In the general election, Haar was targeted for defeat by anti-abortion groups, on the grounds that his wife, Chris Funk, was the head of the Planned Parenthood organization in Nebraska and western Iowa, and that Haar had voted for funding for the organization while on the Lincoln council. When the election was held, the margin was narrow enough to require a recount; this determined that Haar had won by a margin of 20 votes, with 7806 votes to Jeffers's 7786.
Haar ran for re-election in 2012. In the nonpartisan primary election, he received 51.0% of the vote; Lincoln attorney Mike Hilgers took 46.2%; and Bryan C. Ifland, 2.8%. Hilgers, a Republican described by the Lincoln Journal Star as "Catholic and pro-life", stated that his chief concern was jobs and the economy, although abortion-related issues were important to him as well. Haar won the general election, with 50.3% of the vote to Hilgers's 49.7%.

Legislative tenure

During his first term in the Legislature, Haar sat on the Education Committee and the Natural Resources Committee. In 2015, he left those committees and was named to the Appropriations Committee.
Haar has been described as a "leading environmentalist" in the Legislature. In 2011, it appeared that the U.S. State Department would soon render a decision to permit or prohibit the proposed Keystone XL pipeline, which would carry crude oil from Canada to Texas and would run across Nebraska. Haar called for a special session of the Legislature to pass legislation that would give the state authority to alter the pipeline's route; this, he said, would enable Nebraska to reject a pipeline route that crossed the Sandhills, where groundwater lies near the surface. Governor Dave Heineman called the session in November 2011; in the course of it, speaker Mike Flood announced that pipeline operator TransCanada had agreed to a change in route to bypass the Sandhills. Haar described the outcome as "a win-win". In December 2012, Haar, together with pipeline opponents Bold Nebraska and the Sierra Club, urged the state's Department of Environmental Quality to delay its report on the pipeline route, arguing that further study was necessary. In 2014, when 34 of the 49 Nebraska legislators signed a letter urging the State Department to approve the pipeline, Haar was one of three legislators who signed a letter calling for its rejection.

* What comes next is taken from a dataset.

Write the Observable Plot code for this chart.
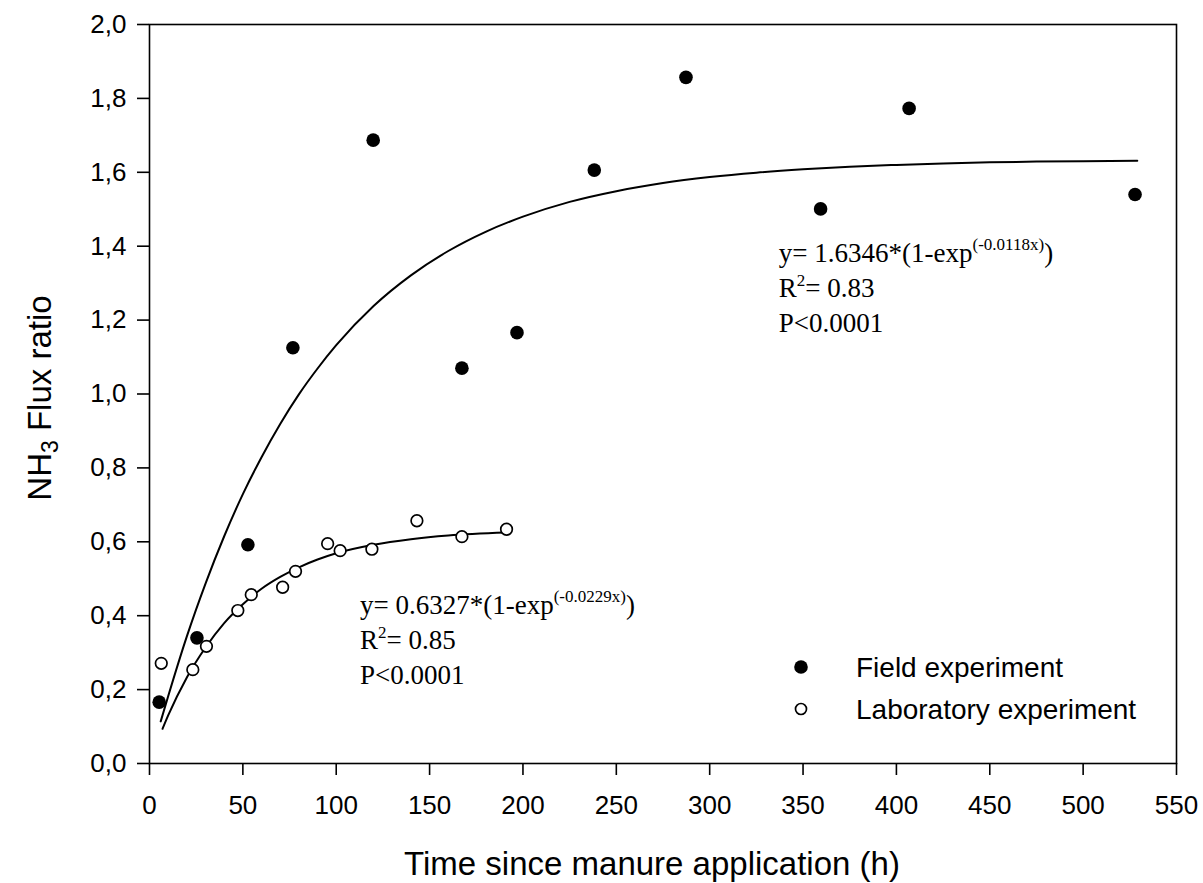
<!DOCTYPE html>
<html><head><meta charset="utf-8">
<script src="https://cdn.jsdelivr.net/npm/d3@7"></script>
<script src="https://cdn.jsdelivr.net/npm/@observablehq/plot@0.6"></script>
<style>body{margin:0;background:#fff} svg{display:block}</style>
</head><body><div id="chart"></div>
<script>
// Field experiment (filled dots)
const fieldTime  = [5.2, 25.4, 52.7, 76.8, 119.8, 167.3, 196.8, 238.2, 287.3, 359.4, 406.8, 527.8];
const fieldRatio = [0.166, 0.340, 0.592, 1.125, 1.687, 1.070, 1.166, 1.606, 1.857, 1.501, 1.773, 1.540];
// Laboratory experiment (open circles)
const labTime  = [6.3, 23.2, 30.5, 47.3, 54.5, 71.3, 78.2, 95.4, 102.1, 119.1, 143.2, 167.3, 191.2];
const labRatio = [0.271, 0.254, 0.317, 0.414, 0.457, 0.477, 0.520, 0.595, 0.576, 0.580, 0.657, 0.614, 0.634];
// Fitted curves
const fieldFitTime  = [6, 10, 20, 30, 40, 50, 60, 70, 80, 90, 100, 120, 140, 160, 180, 200, 225, 250, 275, 300, 325, 350, 375, 400, 425, 450, 475, 500, 529];
const fieldFitRatio = [0.114, 0.182, 0.344, 0.487, 0.615, 0.729, 0.829, 0.919, 0.999, 1.069, 1.132, 1.238, 1.321, 1.387, 1.439, 1.480, 1.520, 1.549, 1.571, 1.587, 1.599, 1.608, 1.615, 1.620, 1.624, 1.627, 1.629, 1.630, 1.631];
const labFitTime  = [7, 10, 20, 30, 40, 50, 60, 70, 80, 90, 100, 120, 140, 160, 191];
const labFitRatio = [0.094, 0.130, 0.233, 0.314, 0.380, 0.431, 0.473, 0.505, 0.531, 0.552, 0.569, 0.592, 0.607, 0.617, 0.625];
// Axes
const xTicks = [0, 50, 100, 150, 200, 250, 300, 350, 400, 450, 500, 550];
const yTicks = [0, 0.2, 0.4, 0.6, 0.8, 1.0, 1.2, 1.4, 1.6, 1.8, 2.0];
const yTickLabels = ["0,0", "0,2", "0,4", "0,6", "0,8", "1,0", "1,2", "1,4", "1,6", "1,8", "2,0"];
const xTitle = "Time since manure application (h)";
const yTitleMain = "NH", yTitleSub = "3", yTitleRest = " Flux ratio";
const legendLabels = ["Field experiment", "Laboratory experiment"];
// Annotations
const fieldEq = ["y= 1.6346*(1-exp", "(-0.0118x)", ")"];
const fieldR2 = "0.83";
const labEq = ["y= 0.6327*(1-exp", "(-0.0229x)", ")"];
const labR2 = "0.85";
const pText = "P<0.0001";

const field = fieldTime.map((t, i) => ({t, v: fieldRatio[i]}));
const lab = labTime.map((t, i) => ({t, v: labRatio[i]}));
const fieldFit = fieldFitTime.map((t, i) => ({t, v: fieldFitRatio[i]}));
const labFit = labFitTime.map((t, i) => ({t, v: labFitRatio[i]}));

const sans = "'Liberation Sans', Arial, Helvetica, sans-serif";
const serif = "'Liberation Serif', 'Times New Roman', serif";

const plot = Plot.plot({
  width: 1203, height: 883,
  marginLeft: 149, marginRight: 27, marginTop: 24, marginBottom: 120,
  style: {fontFamily: sans, fontSize: "26px", background: "#fff", color: "#000", overflow: "visible"},
  x: {domain: [0, 550]},
  y: {domain: [0, 2]},
  marks: [
    Plot.frame({stroke: "#000", strokeWidth: 1.6}),
    Plot.axisX({ticks: xTicks, tickSize: 12, tickPadding: 20, label: null, strokeWidth: 1.6, fontSize: 26}),
    Plot.axisY({ticks: yTicks, tickSize: 12, tickPadding: 11, label: null, strokeWidth: 1.6, fontSize: 26,
      tickFormat: d => yTickLabels[yTicks.findIndex(v => Math.abs(v - d) < 1e-9)]}),
    Plot.line(fieldFit, {x: "t", y: "v", curve: "monotone-x", stroke: "#000", strokeWidth: 2}),
    Plot.line(labFit, {x: "t", y: "v", curve: "monotone-x", stroke: "#000", strokeWidth: 2}),
    Plot.dot(field, {x: "t", y: "v", r: 6.8, fill: "#000", stroke: "none"}),
    Plot.dot(lab, {x: "t", y: "v", r: 5.8, fill: "#fff", stroke: "#000", strokeWidth: 1.7})
  ]
});
document.getElementById("chart").appendChild(plot);

const svg = d3.select(plot);
const sx = plot.scale("x"), sy = plot.scale("y");

// Axis titles
svg.append("text").attr("x", 652).attr("y", 875).attr("text-anchor", "middle")
  .attr("font-family", sans).attr("font-size", 33).attr("fill", "#000").text(xTitle);
const yt = svg.append("text").attr("transform", "translate(51,398) rotate(-90)")
  .attr("text-anchor", "middle").attr("font-family", sans).attr("font-size", 33).attr("fill", "#000");
yt.append("tspan").text(yTitleMain);
yt.append("tspan").attr("font-size", 23).attr("dy", 7).text(yTitleSub);
yt.append("tspan").attr("dy", -7).text(yTitleRest);

// Equation blocks
function eqBlock(x0, y0, eq, r2) {
  const g = svg.append("g").attr("font-family", serif).attr("font-size", 27).attr("fill", "#000").attr("text-anchor", "start");
  const t1 = g.append("text").attr("x", x0).attr("y", y0);
  t1.append("tspan").text(eq[0]);
  t1.append("tspan").attr("font-size", 17).attr("dy", -12).text(eq[1]);
  t1.append("tspan").attr("dy", 12).text(eq[2]);
  const t2 = g.append("text").attr("x", x0).attr("y", y0 + 35);
  t2.append("tspan").text("R");
  t2.append("tspan").attr("font-size", 17).attr("dy", -11).text("2");
  t2.append("tspan").attr("dy", 11).text("= " + r2);
  g.append("text").attr("x", x0).attr("y", y0 + 70).text(pText);
}
eqBlock(sx.apply(337.3), sy.apply(1.356), fieldEq, fieldR2);
eqBlock(sx.apply(113.0), sy.apply(0.402), labEq, labR2);

// Legend
const lg = svg.append("g").attr("font-family", sans).attr("font-size", 28).attr("fill", "#000").attr("text-anchor", "start");
lg.append("circle").attr("cx", 801).attr("cy", 667).attr("r", 6.8).attr("fill", "#000");
lg.append("circle").attr("cx", 801).attr("cy", 709).attr("r", 5.5).attr("fill", "#fff").attr("stroke", "#000").attr("stroke-width", 1.7);
lg.append("text").attr("x", 856).attr("y", 677).text(legendLabels[0]);
lg.append("text").attr("x", 856).attr("y", 719).text(legendLabels[1]);
</script></body></html>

In the 2013 legislative session, Haar introduced, and named as his priority bill, LB583, which called for a report on the effects of climate change on the state. An amendment by Beau McCoy added "cyclical" before "climate change"; McCoy, who expressed disbelief in anthropogenic climate change, stated that this would remove politics from the bill. The measure passed by a margin of 32–12 and was signed by governor Heineman. When the Nebraska Department of Agriculture issued its request for information for the study, it interpreted the amended phrasing as excluding human-caused changes, an interpretation to which Haar took strong exception, appearing on The Rachel Maddow Show to say so. Eventually, the study was cancelled, after the University of Nebraska–Lincoln announced that it would do its own study of the matter.